PROBLEM | Write out the records below from the first line through the line containing "s.set_linewidth(1.3)", leaving out any pictures.

SOURCE MATERIAL |
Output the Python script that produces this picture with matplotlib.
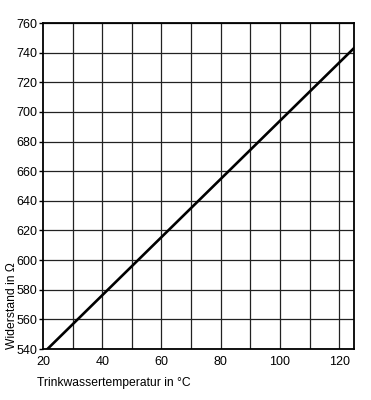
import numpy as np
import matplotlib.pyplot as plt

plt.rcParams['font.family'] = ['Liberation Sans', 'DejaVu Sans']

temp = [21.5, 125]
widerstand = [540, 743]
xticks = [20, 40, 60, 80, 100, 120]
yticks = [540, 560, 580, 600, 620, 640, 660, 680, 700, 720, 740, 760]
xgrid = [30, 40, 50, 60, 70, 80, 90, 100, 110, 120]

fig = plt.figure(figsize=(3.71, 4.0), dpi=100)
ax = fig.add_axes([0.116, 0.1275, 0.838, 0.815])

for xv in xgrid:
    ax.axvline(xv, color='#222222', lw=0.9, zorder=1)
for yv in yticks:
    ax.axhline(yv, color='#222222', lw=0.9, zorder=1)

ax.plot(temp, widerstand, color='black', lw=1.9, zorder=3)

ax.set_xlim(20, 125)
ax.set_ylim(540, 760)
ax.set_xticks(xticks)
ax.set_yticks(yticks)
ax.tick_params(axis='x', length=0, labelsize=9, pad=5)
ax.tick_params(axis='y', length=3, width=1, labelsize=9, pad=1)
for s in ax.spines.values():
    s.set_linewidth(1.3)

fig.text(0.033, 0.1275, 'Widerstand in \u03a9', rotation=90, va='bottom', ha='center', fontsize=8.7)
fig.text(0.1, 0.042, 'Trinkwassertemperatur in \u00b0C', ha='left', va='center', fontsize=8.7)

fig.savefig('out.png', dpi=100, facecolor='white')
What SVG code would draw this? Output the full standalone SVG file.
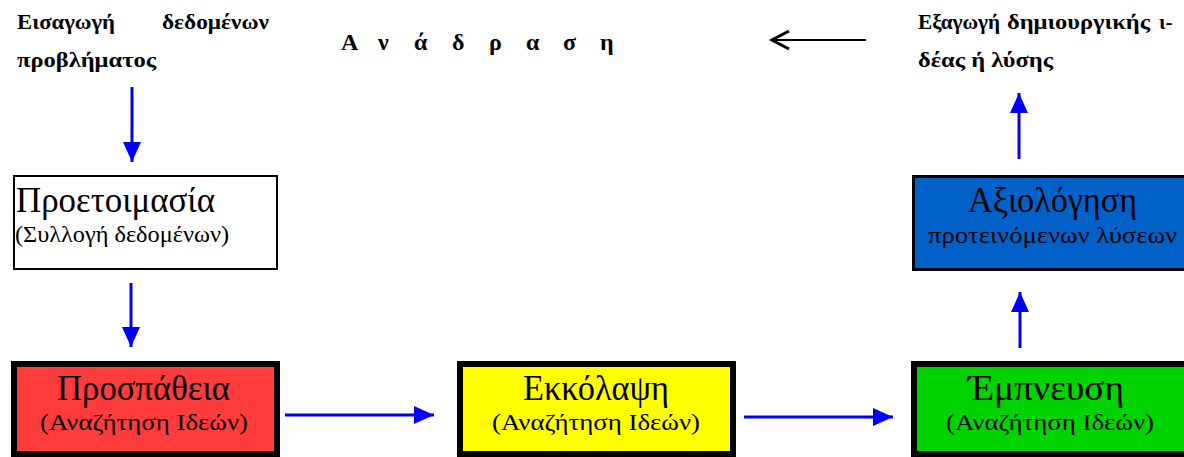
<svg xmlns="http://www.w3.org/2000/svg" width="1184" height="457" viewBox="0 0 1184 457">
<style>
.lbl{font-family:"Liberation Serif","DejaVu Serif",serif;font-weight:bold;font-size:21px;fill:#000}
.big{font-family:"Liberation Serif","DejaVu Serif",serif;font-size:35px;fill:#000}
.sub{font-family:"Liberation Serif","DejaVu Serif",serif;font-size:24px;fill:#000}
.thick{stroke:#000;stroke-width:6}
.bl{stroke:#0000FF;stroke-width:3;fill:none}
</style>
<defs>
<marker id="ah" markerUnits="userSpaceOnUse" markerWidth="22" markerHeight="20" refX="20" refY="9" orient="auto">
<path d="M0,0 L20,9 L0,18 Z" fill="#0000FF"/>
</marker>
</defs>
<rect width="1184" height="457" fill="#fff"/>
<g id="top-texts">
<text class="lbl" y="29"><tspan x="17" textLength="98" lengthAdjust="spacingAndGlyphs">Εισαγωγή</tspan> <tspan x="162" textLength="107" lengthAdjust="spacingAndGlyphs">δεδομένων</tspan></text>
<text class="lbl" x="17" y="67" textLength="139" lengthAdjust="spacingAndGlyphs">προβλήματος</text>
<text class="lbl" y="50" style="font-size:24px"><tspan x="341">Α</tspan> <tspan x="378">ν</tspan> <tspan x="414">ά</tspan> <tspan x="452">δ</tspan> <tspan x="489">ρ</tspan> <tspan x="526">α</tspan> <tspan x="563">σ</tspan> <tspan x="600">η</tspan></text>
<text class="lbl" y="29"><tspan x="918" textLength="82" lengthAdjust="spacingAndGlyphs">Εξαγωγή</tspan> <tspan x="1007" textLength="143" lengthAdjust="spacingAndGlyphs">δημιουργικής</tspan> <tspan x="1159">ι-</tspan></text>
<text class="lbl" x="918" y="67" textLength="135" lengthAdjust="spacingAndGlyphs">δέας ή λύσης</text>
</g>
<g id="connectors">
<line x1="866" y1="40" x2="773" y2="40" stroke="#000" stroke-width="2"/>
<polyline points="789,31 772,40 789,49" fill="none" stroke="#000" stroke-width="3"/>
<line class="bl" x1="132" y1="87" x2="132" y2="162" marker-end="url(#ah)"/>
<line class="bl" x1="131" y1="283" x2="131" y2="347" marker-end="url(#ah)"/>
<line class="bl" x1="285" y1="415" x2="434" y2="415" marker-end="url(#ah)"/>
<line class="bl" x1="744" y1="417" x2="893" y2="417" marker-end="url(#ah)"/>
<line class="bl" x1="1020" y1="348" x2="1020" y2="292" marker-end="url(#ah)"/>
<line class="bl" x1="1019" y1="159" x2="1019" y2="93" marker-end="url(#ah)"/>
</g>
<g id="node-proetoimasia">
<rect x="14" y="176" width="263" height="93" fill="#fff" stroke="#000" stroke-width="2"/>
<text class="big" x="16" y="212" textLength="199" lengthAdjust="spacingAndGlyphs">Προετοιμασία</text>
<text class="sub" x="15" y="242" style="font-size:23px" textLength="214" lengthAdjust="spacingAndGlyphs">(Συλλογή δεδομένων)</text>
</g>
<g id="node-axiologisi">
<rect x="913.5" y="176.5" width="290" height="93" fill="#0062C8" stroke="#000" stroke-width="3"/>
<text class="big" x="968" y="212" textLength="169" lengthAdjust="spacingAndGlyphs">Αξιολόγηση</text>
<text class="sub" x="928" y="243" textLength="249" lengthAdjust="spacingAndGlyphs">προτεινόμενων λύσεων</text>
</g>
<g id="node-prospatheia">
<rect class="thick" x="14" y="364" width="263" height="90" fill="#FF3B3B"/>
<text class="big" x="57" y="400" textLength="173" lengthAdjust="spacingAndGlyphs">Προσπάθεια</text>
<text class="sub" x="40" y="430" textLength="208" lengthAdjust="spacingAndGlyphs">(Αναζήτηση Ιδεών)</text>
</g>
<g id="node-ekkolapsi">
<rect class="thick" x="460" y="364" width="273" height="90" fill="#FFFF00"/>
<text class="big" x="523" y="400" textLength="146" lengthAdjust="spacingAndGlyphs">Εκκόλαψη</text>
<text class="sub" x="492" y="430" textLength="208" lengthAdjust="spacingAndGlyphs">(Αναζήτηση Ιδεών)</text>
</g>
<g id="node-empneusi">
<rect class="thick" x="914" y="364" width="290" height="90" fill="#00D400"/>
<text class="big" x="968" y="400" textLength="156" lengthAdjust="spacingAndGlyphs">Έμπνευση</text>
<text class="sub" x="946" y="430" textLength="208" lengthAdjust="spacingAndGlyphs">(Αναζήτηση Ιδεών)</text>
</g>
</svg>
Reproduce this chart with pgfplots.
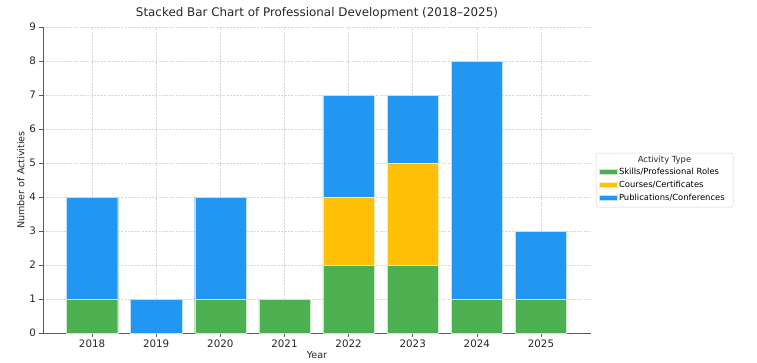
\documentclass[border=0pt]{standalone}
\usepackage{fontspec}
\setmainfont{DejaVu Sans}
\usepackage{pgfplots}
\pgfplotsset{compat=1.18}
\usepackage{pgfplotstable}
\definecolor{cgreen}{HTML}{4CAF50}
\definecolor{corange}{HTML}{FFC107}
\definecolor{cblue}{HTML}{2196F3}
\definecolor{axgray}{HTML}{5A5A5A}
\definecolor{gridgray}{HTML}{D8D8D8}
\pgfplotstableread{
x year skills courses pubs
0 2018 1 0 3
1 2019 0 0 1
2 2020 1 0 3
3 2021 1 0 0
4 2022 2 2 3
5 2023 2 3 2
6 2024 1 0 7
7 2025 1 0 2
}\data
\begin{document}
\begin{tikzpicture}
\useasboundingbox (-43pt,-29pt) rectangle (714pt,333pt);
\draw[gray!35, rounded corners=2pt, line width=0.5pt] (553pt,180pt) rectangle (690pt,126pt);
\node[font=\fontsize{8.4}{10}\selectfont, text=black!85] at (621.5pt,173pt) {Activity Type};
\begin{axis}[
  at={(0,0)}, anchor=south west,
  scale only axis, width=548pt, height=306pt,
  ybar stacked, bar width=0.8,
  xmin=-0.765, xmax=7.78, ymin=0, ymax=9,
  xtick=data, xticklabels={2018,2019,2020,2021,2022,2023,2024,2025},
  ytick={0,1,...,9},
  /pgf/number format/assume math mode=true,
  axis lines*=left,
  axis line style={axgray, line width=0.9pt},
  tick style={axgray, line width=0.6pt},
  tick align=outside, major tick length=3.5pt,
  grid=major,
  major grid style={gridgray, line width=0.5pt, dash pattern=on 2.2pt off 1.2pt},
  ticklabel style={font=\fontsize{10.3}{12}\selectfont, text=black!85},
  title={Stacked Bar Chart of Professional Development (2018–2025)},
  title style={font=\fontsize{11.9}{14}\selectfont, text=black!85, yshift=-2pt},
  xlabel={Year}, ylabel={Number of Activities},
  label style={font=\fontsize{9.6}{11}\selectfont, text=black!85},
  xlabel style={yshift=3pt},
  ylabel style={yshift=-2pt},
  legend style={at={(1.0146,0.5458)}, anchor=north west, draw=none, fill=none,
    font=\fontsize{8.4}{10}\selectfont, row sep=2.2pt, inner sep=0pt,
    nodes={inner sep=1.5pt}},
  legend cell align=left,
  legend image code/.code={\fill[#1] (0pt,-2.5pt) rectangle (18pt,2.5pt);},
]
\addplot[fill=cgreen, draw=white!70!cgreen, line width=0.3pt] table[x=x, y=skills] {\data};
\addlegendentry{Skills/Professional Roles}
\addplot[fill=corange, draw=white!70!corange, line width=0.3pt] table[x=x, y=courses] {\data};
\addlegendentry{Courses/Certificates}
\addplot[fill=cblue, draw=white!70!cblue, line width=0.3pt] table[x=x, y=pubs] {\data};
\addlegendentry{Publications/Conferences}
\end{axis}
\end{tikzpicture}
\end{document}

SOLUTION |
Output the Python script that produces this picture with matplotlib.
import numpy as np
import matplotlib.pyplot as plt

plt.rcParams['font.family'] = ['Liberation Sans', 'DejaVu Sans']

temp = [21.5, 125]
widerstand = [540, 743]
xticks = [20, 40, 60, 80, 100, 120]
yticks = [540, 560, 580, 600, 620, 640, 660, 680, 700, 720, 740, 760]
xgrid = [30, 40, 50, 60, 70, 80, 90, 100, 110, 120]

fig = plt.figure(figsize=(3.71, 4.0), dpi=100)
ax = fig.add_axes([0.116, 0.1275, 0.838, 0.815])

for xv in xgrid:
    ax.axvline(xv, color='#222222', lw=0.9, zorder=1)
for yv in yticks:
    ax.axhline(yv, color='#222222', lw=0.9, zorder=1)

ax.plot(temp, widerstand, color='black', lw=1.9, zorder=3)

ax.set_xlim(20, 125)
ax.set_ylim(540, 760)
ax.set_xticks(xticks)
ax.set_yticks(yticks)
ax.tick_params(axis='x', length=0, labelsize=9, pad=5)
ax.tick_params(axis='y', length=3, width=1, labelsize=9, pad=1)
for s in ax.spines.values():
    s.set_linewidth(1.3)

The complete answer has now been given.